Neighbors oppose development of six large apartment buildings

LEWISTON, ID - One of the largest apartment complexes the valley could ever see is now put on hold.

Reporter Sophia tells us why building an apartment complex is resurrecting tension between a city entity and a local neighborhood.

The Lewiston Planning and Zoning Commission unanimously approved the development of a apartment complex last month, but at Monday night's city council meeting neighbors most affected by the potential buildings let it be known that they're not going down without a fight.

"We received three letters in opposition," said Mayor Kleeburg. "And there's also a petition that was submitted that were opposed."

In the proposal the land would have six apartment buildings with approximately 120 units in total.

"The proposed buildings are going to be three stories tall, 183 feet wide," said resident opposed to apartments, Patrick Lien.

The proposed complex is very similar to how the Southway Premiere Apartments look but instead of just three there would be six buildings.

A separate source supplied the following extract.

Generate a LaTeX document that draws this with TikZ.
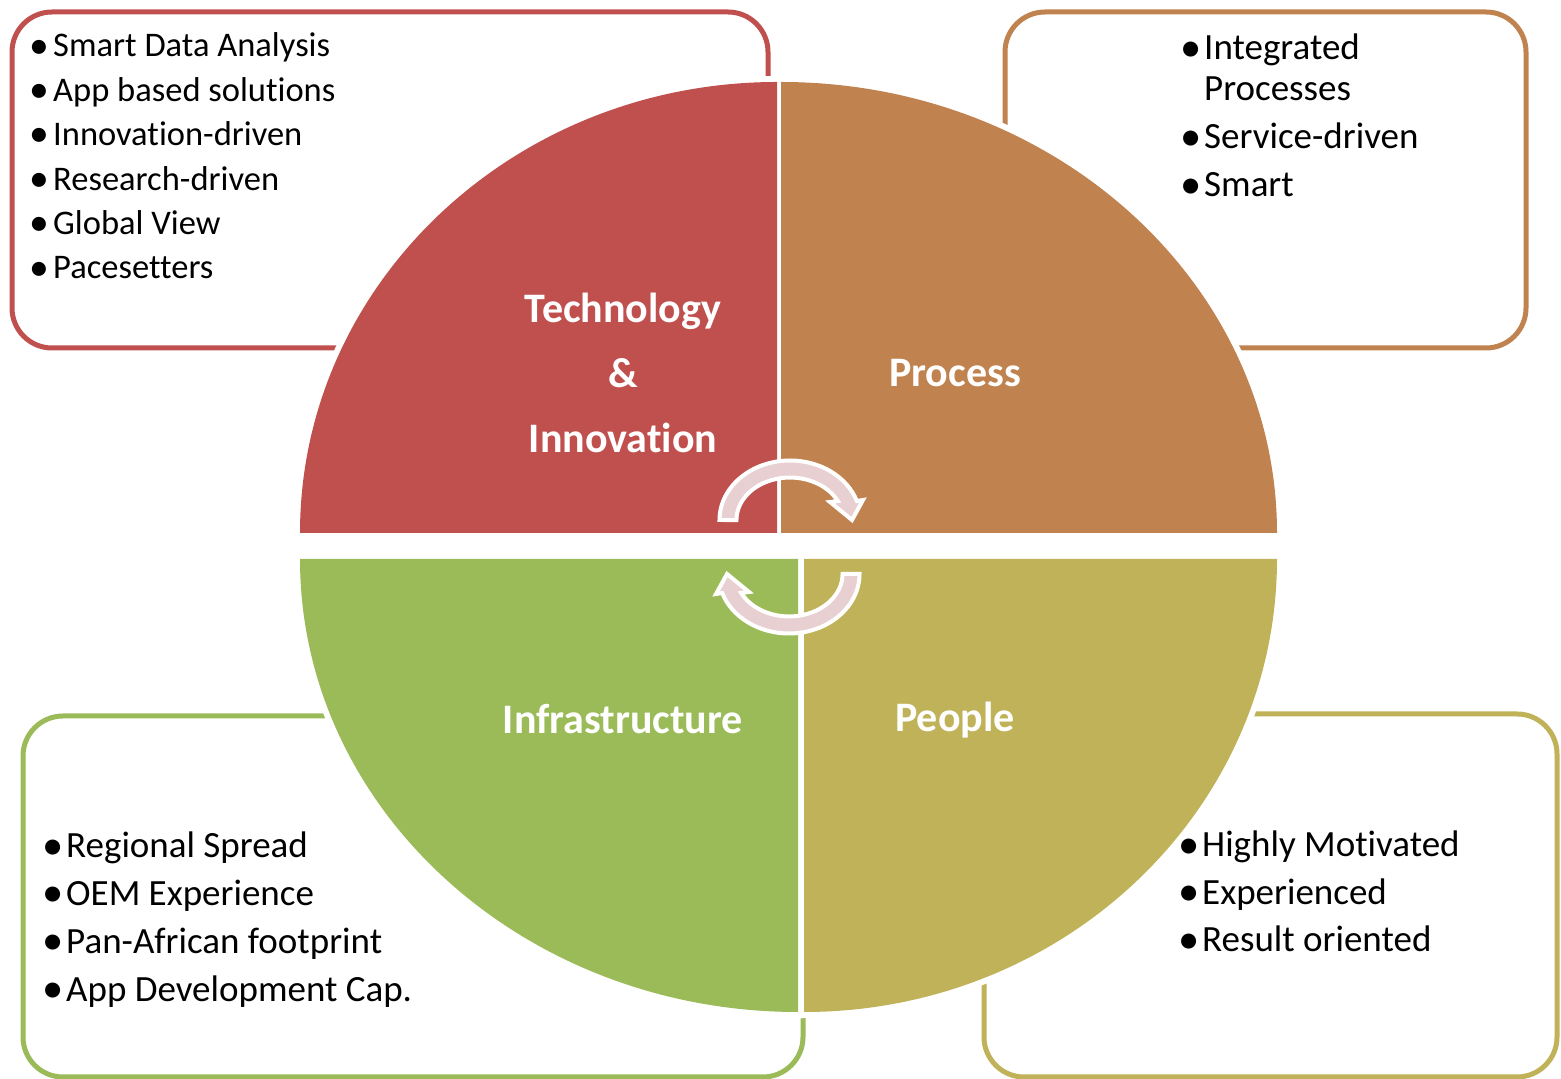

"Approximately ten acres of land located on the west side of 17th Street, north side of Stewart Avenue and the south side of Vineyard Drive," said Mayor Kleeburg.

At the public hearing the opposition presented countless arguments and testimonies in hopes of appealing the decision. And now their fate rests in the seven panel board, who can choose to uphold or reverse the previous ruling.

"We like the city council to reverse the Planning and Zoning Commissions approval of the conditional use application," said resident opposed to apartments, Dale Bening. "There were certain serious concerns that were brought to the commission attention that were not addressed. There were documentary procedural problems. The landowners rights to the quiet enjoyment of their property is being abridged."

But as everyone knows you don't own the view you own the property and it's that property value that they say is being threatened.

"My documentation shows that my property value will decrease by $50,000," said Lien.

All seven city council members agreed to table the topic until February 10th in order to process all the information presented in the meeting.